Trade deficit, exchange rate
It is a big challenge for the country to achieve a GDP growth of 6 percent this year. In 2009, the country’s GDP grew by 5.32 percent, of which 1.2 percent contributed by a 30 percent reduction of trade deficit (from US$17 billion in 2008 to $12.2 billion in 2009). But in 2010, the situation has been reversed: trade deficit is forecast to rise by 20 percent and will make the growth rate reduce by 1 percent.
In other words, if the country wants to reach a GDP growth of 6.5 percent this year, it must see total consumer spending and domestic investment increase by 7.5 percent.
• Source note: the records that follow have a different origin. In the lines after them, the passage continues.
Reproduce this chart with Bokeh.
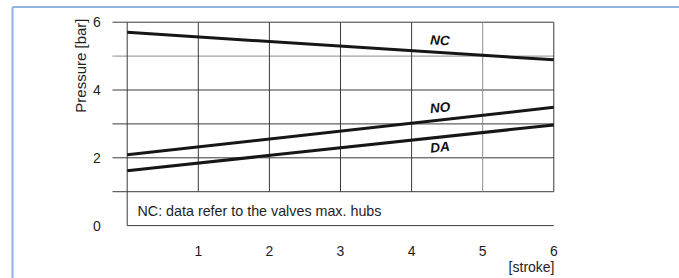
import math
from bokeh.plotting import figure
from bokeh.models import Range1d
from bokeh.core.properties import value
from bokeh.embed import file_html
from bokeh.resources import INLINE

# ---- data ----
stroke = [0, 6]
nc_pressure = [5.70, 4.89]
no_pressure = [2.09, 3.49]
da_pressure = [1.62, 2.97]

x_ticks = [1, 2, 3, 4, 5, 6]
x_tick_labels = ["1", "2", "3", "4", "5", "6"]
y_ticks = [0, 2, 4, 6]
y_tick_labels = ["0", "2", "4", "6"]
y_grid = [1, 2, 3, 4, 5, 6]

curve_names = ["NC", "NO", "DA"]
x_title = "[stroke]"
y_title = "Pressure [bar]"
note = "NC: data refer to the valves max. hubs"

FONT = value("Liberation Sans")
TXT = "#1e1e1e"
GRID = "#3a3a3a"
GRID_LIGHT = "#8c8c8c"
BLUE = "#92b4de"

p = figure(width=679, height=278,
           x_range=Range1d(-1.782, 7.768), y_range=Range1d(-1.560, 6.640),
           x_axis_location=None, y_axis_location=None,
           toolbar_location=None, output_backend="svg", min_border=0,
           outline_line_color=None, background_fill_color="white")
p.grid.visible = False

# light blue frame
p.segment(x0=[-1.613], y0=[6.448], x1=[7.768], y1=[6.448], line_color=BLUE, line_width=2)
p.segment(x0=[-1.613], y0=[6.448], x1=[-1.613], y1=[-1.560], line_color=BLUE, line_width=2)

# horizontal grid lines (extend left of the chart as tick marks)
hx0 = [-0.207 for _ in y_grid]
hx1 = [stroke[-1] for _ in y_grid]
hcol = [GRID_LIGHT if y == 5 else GRID for y in y_grid]
p.segment(x0=hx0, y0=y_grid, x1=hx1, y1=y_grid, line_color=hcol, line_width=1)
# bottom line of the note box
p.segment(x0=[stroke[0]], y0=[0], x1=[stroke[-1]], y1=[0], line_color=GRID, line_width=1)
# vertical lines
p.segment(x0=[0], y0=[0], x1=[0], y1=[6], line_color=GRID, line_width=1)
vcol = [GRID_LIGHT if x == 5 else GRID for x in x_ticks]
p.segment(x0=x_ticks, y0=[1] * len(x_ticks), x1=x_ticks, y1=[6] * len(x_ticks),
          line_color=vcol, line_width=1)

# curves
for ys in (nc_pressure, no_pressure, da_pressure):
    p.line(stroke, ys, line_color="#161616", line_width=3)

# curve labels
p.text(x=[4.40, 4.40, 4.40], y=[5.46, 3.48, 2.31], text=curve_names,
       angle=[-0.04, 0.11, 0.11], text_font=FONT, text_font_size="13.5px",
       text_font_style="bold italic", text_color="#111111",
       text_align="center", text_baseline="middle")

# tick labels
p.text(x=[-0.37] * len(y_ticks), y=y_ticks, text=y_tick_labels, text_font=FONT,
       text_font_size="14px", text_color=TXT, text_align="right", text_baseline="middle")
p.text(x=x_ticks, y=[-0.76] * len(x_ticks), text=x_tick_labels, text_font=FONT,
       text_font_size="14px", text_color=TXT, text_align="center", text_baseline="middle")

# axis titles
p.text(x=[6.01], y=[-1.21], text=[x_title], text_font=FONT, text_font_size="14px",
       text_color=TXT, text_align="right", text_baseline="middle")
p.text(x=[-0.66], y=[6.11], text=[y_title], angle=[math.pi / 2], text_font=FONT,
       text_font_size="15px", text_color=TXT, text_align="right", text_baseline="middle")

# note
p.text(x=[0.145], y=[0.42], text=[note], text_font=FONT, text_font_size="14.3px",
       text_color=TXT, text_align="left", text_baseline="middle")

open("out.html", "w").write(file_html(p, INLINE))
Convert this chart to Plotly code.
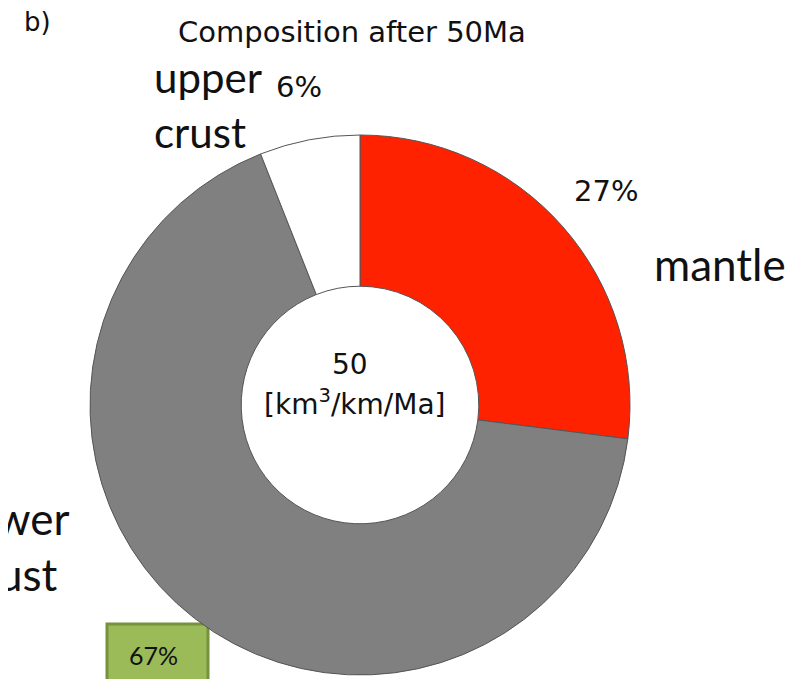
import plotly.graph_objects as go

# Composición tras 50 Ma
componentes = ['mantle', 'lower crust', 'upper crust']
porcentajes = [27, 67, 6]
colores = ['#FF2200', '#808080', '#FFFFFF']

W, H = 800, 679
OFFSET = 8  # margen del body de la página
ARIAL = 'DejaVu Sans, Liberation Sans, Arial, sans-serif'
CALIBRI = 'Lato, Carlito, Calibri, sans-serif'


def px_x(x):
    return (x - OFFSET) / W


def px_y(y):
    return 1 - (y - OFFSET) / H


# centro del anillo y radio en píxeles de pantalla
cx, cy, r = 360, 405, 270

fig = go.Figure(go.Pie(
    labels=componentes,
    values=porcentajes,
    sort=False,
    direction='clockwise',
    rotation=0,
    hole=0.44,
    textinfo='none',
    hoverinfo='label+percent',
    marker=dict(colors=colores, line=dict(color='#555555', width=1)),
    domain=dict(x=[px_x(cx - r), px_x(cx + r)], y=[px_y(cy + r), px_y(cy - r)]),
    showlegend=False,
))

anotaciones = [
    ('b)', 22, 22, 'left', 26, ARIAL),
    ('Composition after 50Ma', 352, 32, 'center', 29, ARIAL),
    ('upper', 152, 77, 'left', 42, CALIBRI),
    ('6%', 299, 87, 'center', 29, ARIAL),
    ('crust', 152, 132, 'left', 42, CALIBRI),
    ('27%', 606, 191, 'center', 29, ARIAL),
    ('mantle', 652, 264, 'left', 44, CALIBRI),
    ('lower', 72, 518, 'right', 44, CALIBRI),
    ('crust', 60, 574, 'right', 44, CALIBRI),
    ('50', 350, 364, 'center', 28, ARIAL),
    ('[km<sup>3</sup>/km/Ma]', 355, 402, 'center', 28, ARIAL),
    ('67%', 153, 655, 'center', 25, CALIBRI),
]

for texto, x, y, anclaje, tam, fuente in anotaciones:
    fig.add_annotation(
        text=texto, x=px_x(x), y=px_y(y), xref='paper', yref='paper',
        xanchor=anclaje, yanchor='middle', showarrow=False,
        font=dict(size=tam, family=fuente, color='#111111'),
    )

# caja verde del 67%
fig.add_shape(
    type='rect', xref='paper', yref='paper',
    x0=px_x(107), x1=px_x(208), y0=px_y(700), y1=px_y(624),
    fillcolor='#9BBB59', line=dict(color='#76923C', width=3),
    layer='below',
)

fig.update_layout(
    width=W, height=H,
    margin=dict(l=0, r=0, t=0, b=0),
    paper_bgcolor='white',
    plot_bgcolor='white',
)

fig.write_html('out.html')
To overcome this big challenge, it is necessary to apply flexible policies to boost public investment, credit and consumer spending.
Another problem is how to improve the foreign exchange market’s liquidity and to stabilize exchange rates.
Last year, the weak liquidity of the foreign exchange market mainly arose from the fact that the Government’s interest subsidy was offered only to loans in dong, which narrowed the gap between the interest rates on dong and foreign currencies, leading to difficulties in mobilizing and lending foreign currencies.
When the Government increased the official VND-USD exchange rate by 5.5 percent, boosted the prime rate by 1 percent and stopped offering interest subsidy for short-term loans, the liquidity of the foreign exchange was improved.
However, the difference between the State’s official exchange rates and those on the open market remained relatively high.
Therefore, if the exchange rates are not regulated flexibly based on market developments and if the negotiable interest rate mechanism is not applied again to replace the ceiling interest rates on loans and deposits, the instability of the foreign exchange market is likely to remain a big problem in 2010.
Particularly, the US Federal Reverse is likely to increase its base interest rate in April. If this is the case, the value of US dollar will strengthen against other foreign currencies and liquidity in Vietnam will be weakened, affecting not only the financial market but also the efficiency of the national economy as a whole.